Response from QuarkNet:
I’ll try to answer your question below. Give me more details if my explanation is not what you are looking for.
EQUIP lists counts in one line for 5 scalers when a DS command is issued. Those represent the singles rates of channel 1, 2, 3, 4, and the number of triggers. You can reset the scalers with a control button (RB command).
The definition of the coincidence count is how many channels are required to fire at the same time within a time window defined by the trigger gate to satisfy the processor’s requirement to save the data (TRIGGER). For example, if you require 2 counters – hits occurring in only 1 counter do not fire the trigger. Counts in any combination of 2 or more counters will fire the trigger and save the data.

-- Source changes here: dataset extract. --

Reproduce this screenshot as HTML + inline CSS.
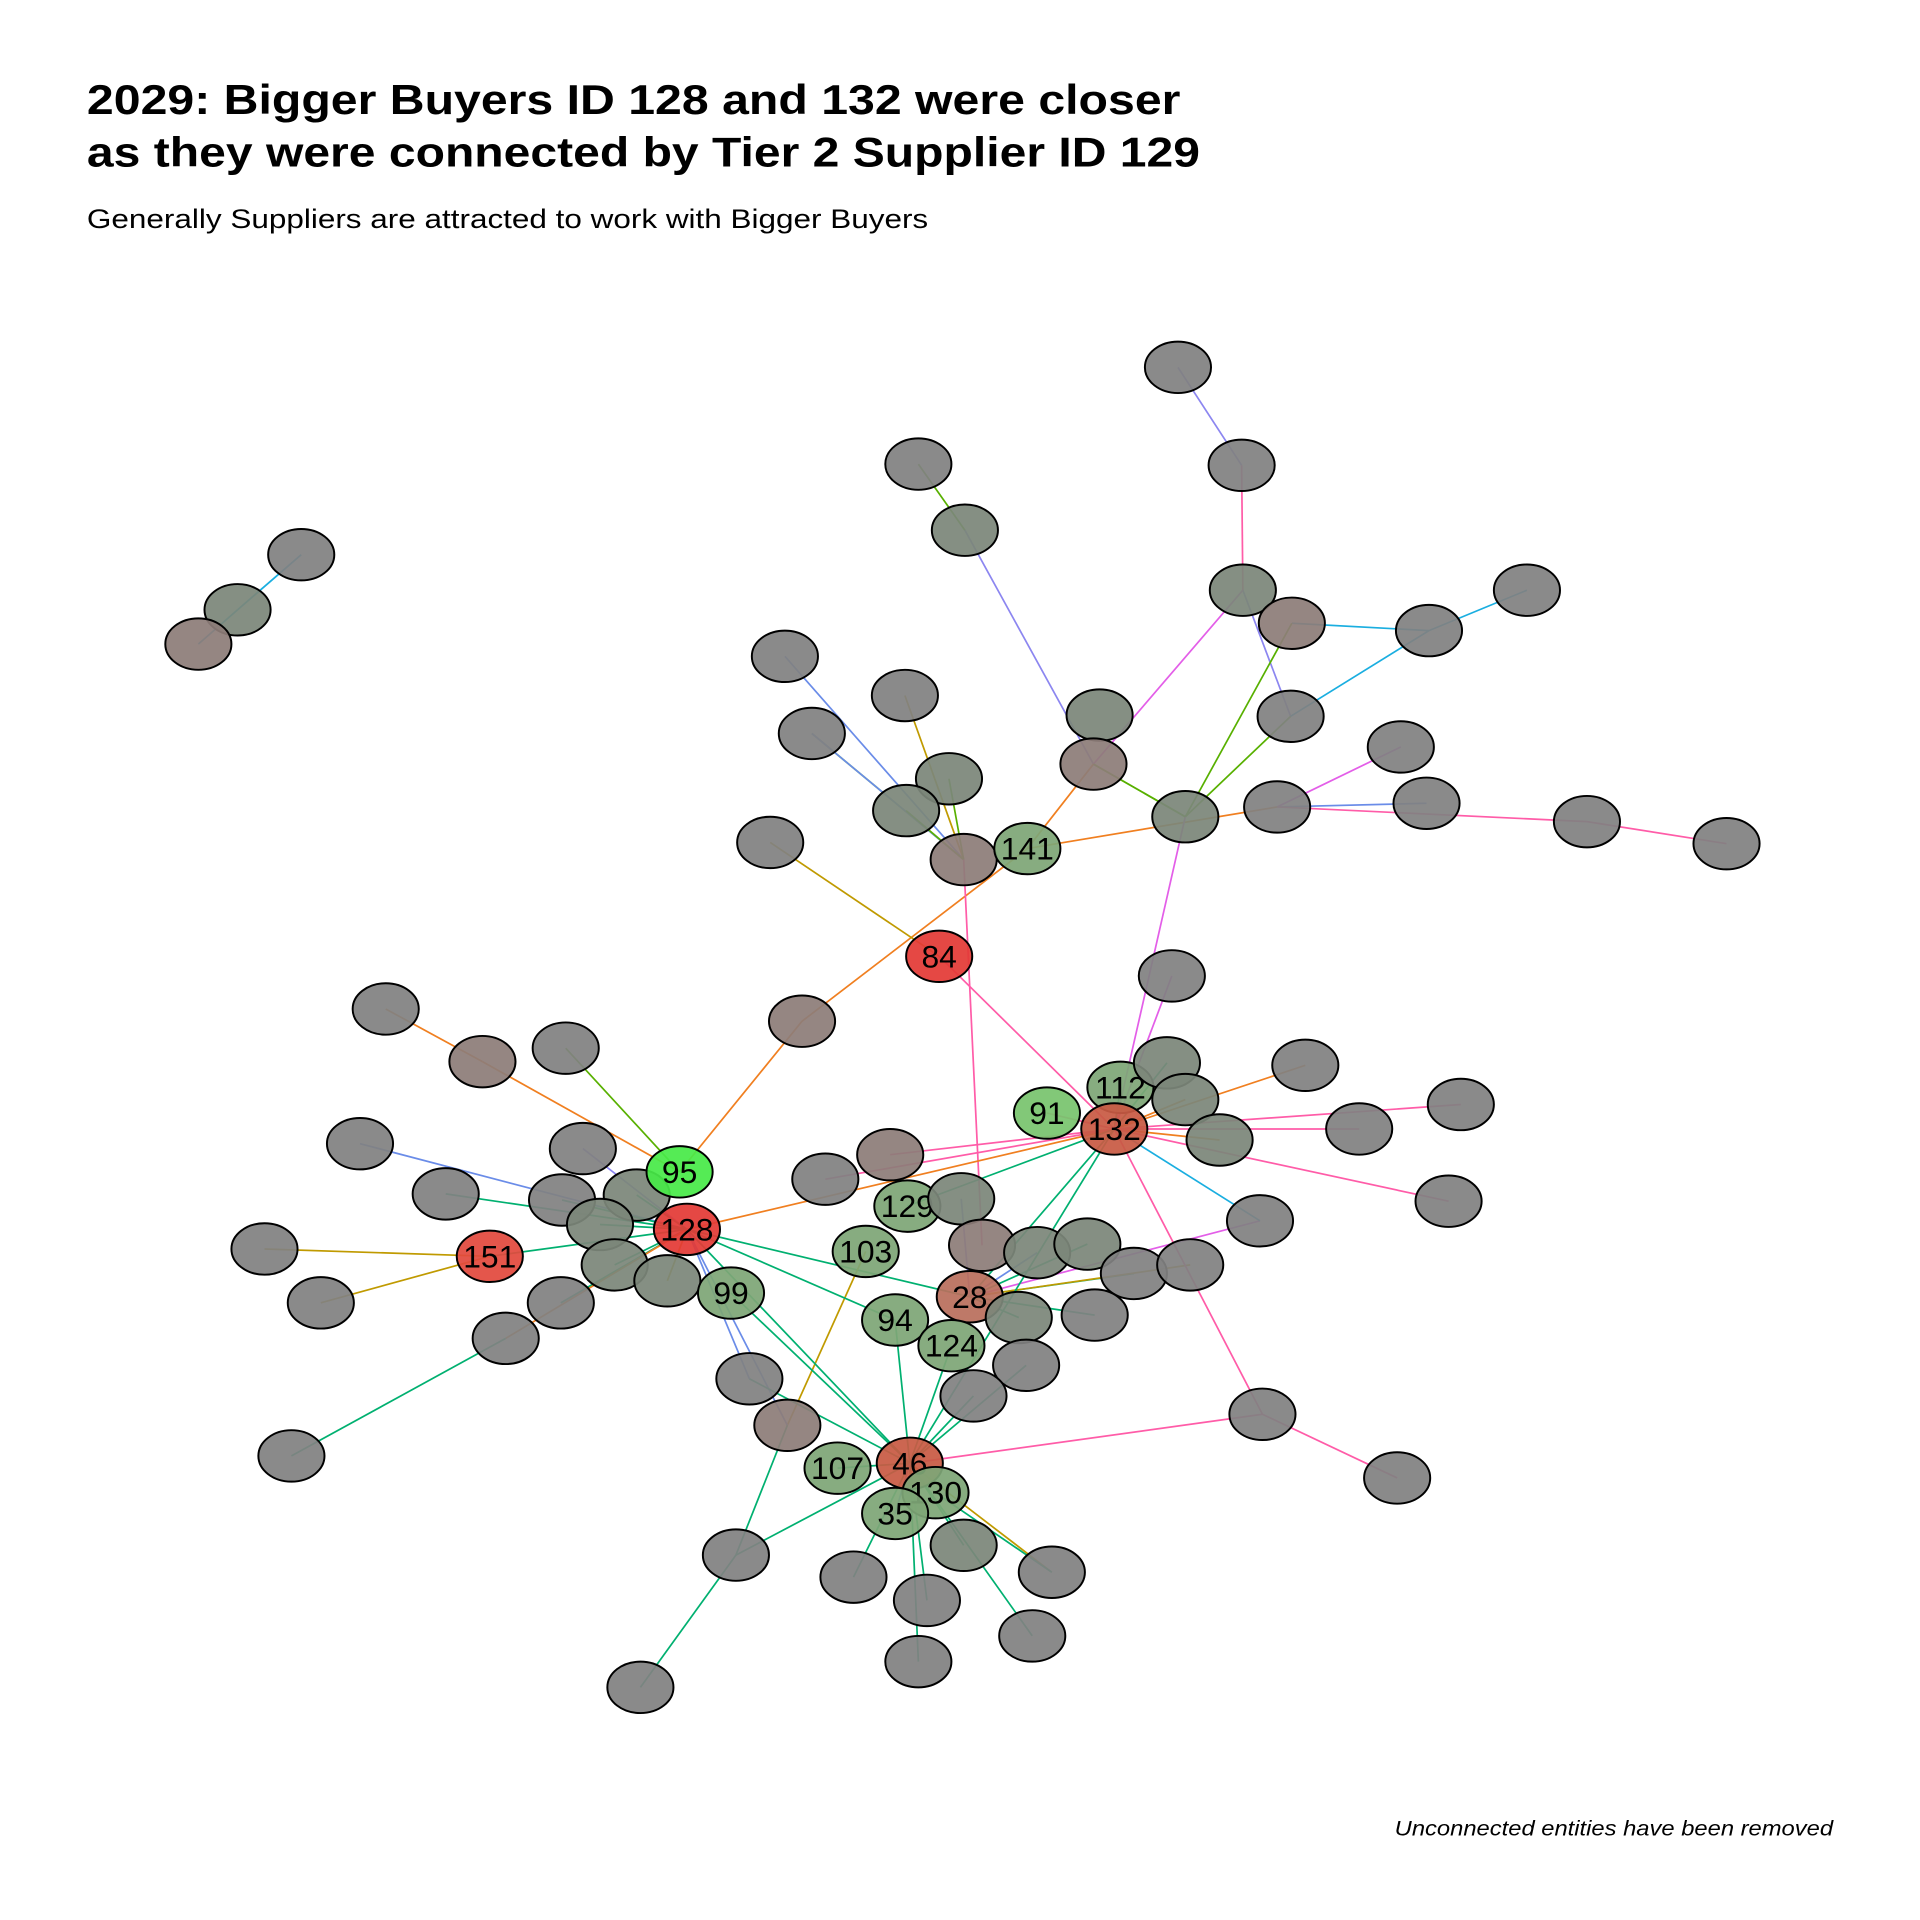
<!DOCTYPE html>
<html><head><meta charset="utf-8">
<style>html,body{margin:0;padding:0;background:#fff;}svg{display:block;}</style>
</head><body>
<svg id="chart" width="1920" height="1920" viewBox="0 0 1568 1568" xmlns="http://www.w3.org/2000/svg" font-family="Liberation Sans, Arial, sans-serif">
<text x="71" y="93" font-size="34" font-weight="bold" textLength="893" lengthAdjust="spacingAndGlyphs">2029: Bigger Buyers ID 128 and 132 were closer</text>
<text x="71" y="136" font-size="34" font-weight="bold" textLength="909" lengthAdjust="spacingAndGlyphs">as they were connected by Tier 2 Supplier ID 129</text>
<text x="71" y="186" font-size="22" textLength="687" lengthAdjust="spacingAndGlyphs">Generally Suppliers are attracted to work with Bigger Buyers</text>
<text x="1497" y="1499" font-size="17.5" font-style="italic" text-anchor="end" textLength="358" lengthAdjust="spacingAndGlyphs">Unconnected entities have been removed</text>
<g id="edges"></g>
<g id="nodes"></g>
</svg>
<script>
const nodeIds = ["a1","a2","a3","a4","a5","a6","a7","a8","a9","a10","hubN","a12","a13","a14","a15","a16","a17","b1","b2","b3","b4","b5","hub141b","n141","b8","n84","b10","c1","c2","c3","c4","c5","c6","c7","c8","c9","n95","n128","d1","d2","d3","d4","d5","n151","d7","d8","d9","n99","e1","e2","e3","e4","n129","e6","n103","e8","n28","n94","n124","f1","f2","f3","f4","f5","f6","f7","f8","n91","n112","n132","g1","g2","g3","g4","g5","g6","g7","g8","g9","n46","n107","n130","n35","h1","h2","h3","h4","h5","h6","h7","h8","h9","k1","k2","k3"];
const nodeX = [962,1014,750,788,1015,1055,1167,1247,1054,898,893,968,1043,1144,1165,1296,1410,641,739,663,775,740,787,839,629,767,655,957,315,394,462,294,476,364,459,520,555,561,490,502,545,458,413,400,216,262,238,597,612,643,674,727,741,785,707,802,792,731,777,832,847,888,926,972,894,838,795,855,915,910,953,968,996,1066,1110,1193,1183,1029,1031,743,684,764,731,1141,787,601,697,757,859,843,750,523,246,194,162];
const nodeY = [300,380,379,433,482,509,515,482,585,584,624,667,659,610,656,671,689,536,568,599,636,662,702,693,688,781,834,797,824,867,856,934,938,975,980,976,957,1004,1000,1033,1046,1064,1093,1026,1020,1064,1189,1056,1126,1164,963,943,985,979,1022,1017,1059,1078,1099,1076,1023,1016,1040,1033,1074,1115,1140,909,888,922,868,898,931,870,922,902,981,997,1155,1195,1199,1219,1236,1207,1262,1270,1288,1307,1284,1336,1357,1378,453,498,526];
const nodeLabels = {n141:"141",n84:"84",n95:"95",n128:"128",n151:"151",n99:"99",n129:"129",n103:"103",n28:"28",n94:"94",n124:"124",n91:"91",n112:"112",n132:"132",n46:"46",n107:"107",n130:"130",n35:"35"};
const nodeKinds = {a6:"B",hubN:"B",hub141b:"B",b10:"B",c3:"B",e2:"B",e4:"B",e8:"B",k3:"B",
 a10:"T",a12:"T",a5:"T",a4:"T",b4:"T",b5:"T",c9:"T",d1:"T",d2:"T",d3:"T",e6:"T",f1:"T",f2:"T",f3:"T",g1:"T",g2:"T",g3:"T",h2:"T",k2:"T",
 n141:"L",n129:"L",n103:"L",n94:"L",n124:"L",n112:"L",n107:"L",n130:"L",n35:"L",n99:"L",n91:"L2",n95:"L3",
 n128:"R",n84:"R",n151:"R2",n132:"R3",n28:"R4",n46:"R3"};
const kindFill = {G:"#818181",T:"#7c867a",B:"#8d7d78",L:"#7ea676",L2:"#78c46e",L3:"#48ea48",R:"#e33a36",R2:"#e2493d",R3:"#c85a44",R4:"#b96f5d"};
const GR="#00b070",PK="#ff5ca8",OR="#f07f20",OL="#c09a00",BL="#6a8ce8",VI="#8c86f0",CY="#1aaee0",MG="#e35ee8",LG="#58b000";
const edgeSrc = ["a1","a5","a4","a4","a5","a5","a7","a7","a7","a12","a12","a12","n141","a14","a15","a16","a12","b1","b3","b3","b2","b4","b5","n141","hubN","n141","b8","n84","hub141b","c2","n95","n95","n95","c5","c6","c7","c8","c9","d1","d2","d3","d4","d5","d5","n151","d8","n151","n128","n128","e4","e3","n129","n103","n128","n128","n99","n128","e1","n94","n124","n46","h3","h3","f1","f2","f3","f4","f5","f6","e6","g8","n132","n132","n128","g1","g2","g3","g4","g5","g6","g7","g8","n91","n112","c1","n132","g9","g9","f7","f8","h2","h4","h5","h6","h7","h8","n107","n130","n35","k2","k3","a16"];
const edgeDst = ["a2","a2","a3","hubN","a9","hubN","a6","a8","a9","a6","a9","hubN","a13","a13","a13","a13","n132","hub141b","hub141b","hub141b","hub141b","hub141b","hub141b","hubN","a12","b10","n84","n132","e8","c3","c3","c4","b10","n128","n128","n128","n128","n128","n128","n128","n128","n128","n128","d9","d7","n151","n128","n132","n28","n132","n132","n132","e2","n46","e2","n46","n94","n46","n46","n46","h3","e2","h9","n28","n28","n28","n28","n28","n28","n28","n28","n28","n46","e1","n132","n132","n132","n132","n132","n132","n132","n132","n132","n132","n132","g9","n46","h1","n46","n46","n46","n46","n46","n46","n46","n46","n46","h6","n46","k1","k2","a17"];
const edgeCol = [VI,PK,LG,VI,VI,MG,CY,CY,CY,LG,LG,LG,OR,MG,BL,PK,MG,BL,LG,BL,OL,LG,LG,OR,LG,OR,OL,PK,PK,OR,OR,LG,OR,BL,VI,GR,GR,GR,GR,GR,OL,GR,OR,GR,OL,OL,GR,OR,GR,PK,PK,GR,OL,GR,BL,GR,GR,GR,GR,GR,GR,GR,GR,GR,BL,GR,GR,OL,GR,VI,MG,GR,GR,BL,GR,OR,OR,OR,PK,PK,PK,CY,PK,GR,MG,PK,PK,PK,GR,GR,GR,GR,GR,OL,GR,GR,GR,GR,BL,CY,CY,PK];
const rx = 27, ry = 21;
const NS = "http://www.w3.org/2000/svg";
function pos(id){const i=nodeIds.indexOf(id);return i<0?null:[nodeX[i],nodeY[i]];}
const eg=document.getElementById("edges");
for(let i=0;i<edgeSrc.length;i++){
  const s=pos(edgeSrc[i]), t=pos(edgeDst[i]); if(!s||!t) continue;
  const l=document.createElementNS(NS,"line");
  
  
  l.setAttribute("x1",s[0]);l.setAttribute("y1",s[1]);l.setAttribute("x2",t[0]);l.setAttribute("y2",t[1]);
  l.setAttribute("stroke",edgeCol[i]);l.setAttribute("stroke-width","1.4");
  eg.appendChild(l);
}
const ng=document.getElementById("nodes");
for(let i=0;i<nodeIds.length;i++){
  const id=nodeIds[i];
  const g=document.createElementNS(NS,"g");
  
  
  const e=document.createElementNS(NS,"ellipse");
  e.setAttribute("cx",nodeX[i]);e.setAttribute("cy",nodeY[i]);e.setAttribute("rx",rx);e.setAttribute("ry",ry);
  e.setAttribute("fill",kindFill[nodeKinds[id]||"G"]);e.setAttribute("fill-opacity","0.93");
  e.setAttribute("stroke","#000");e.setAttribute("stroke-width","1.6");
  g.appendChild(e);
  if(nodeLabels[id]){
    const t=document.createElementNS(NS,"text");
    
    
    t.setAttribute("x",nodeX[i]);t.setAttribute("y",nodeY[i]+9);t.setAttribute("text-anchor","middle");
    t.setAttribute("font-size","26");t.textContent=nodeLabels[id];
    g.appendChild(t);
  }
  ng.appendChild(g);
}
</script>
</body></html>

I’ve attached a draft of the EQUIP instructions that might be useful to you.
The location of the coincidence count was found. Because of this, proper plateauing is possible.
Counter 0 plateauing began.
Counter 1 plateauing began. The plateauing process has gone much more smoothly due to the information provided by Quarknet.
Some work on revising the flowchart to more accurately reflect the plateau process was started as well.
Tests on the effects of lead on cosmic ray readings began. The plan is to put 3 lead bricks on the detector and compare data values. The tests will run for 10 minutes each, and 5 tests will be taken. There will also be 5 control runs.
Unfortunately, no data was able to be collected. The first run failed due to the 2nd counter not being fully plugged into the power box. At that point, it was too late to start a new run.
It has been decided that the length of the lead test runs should be 5 minutes instead of 10. This would make entire experiment take half as long to complete. It would also make it so that there is less time when a run could not be completed before the WISRD period ends.
Using TeamViewer, the cosmic ray detector is running even though there is nobody at the WISRD space. There are limitations such as not being able to modify the detector setup for tests such as the one with lead.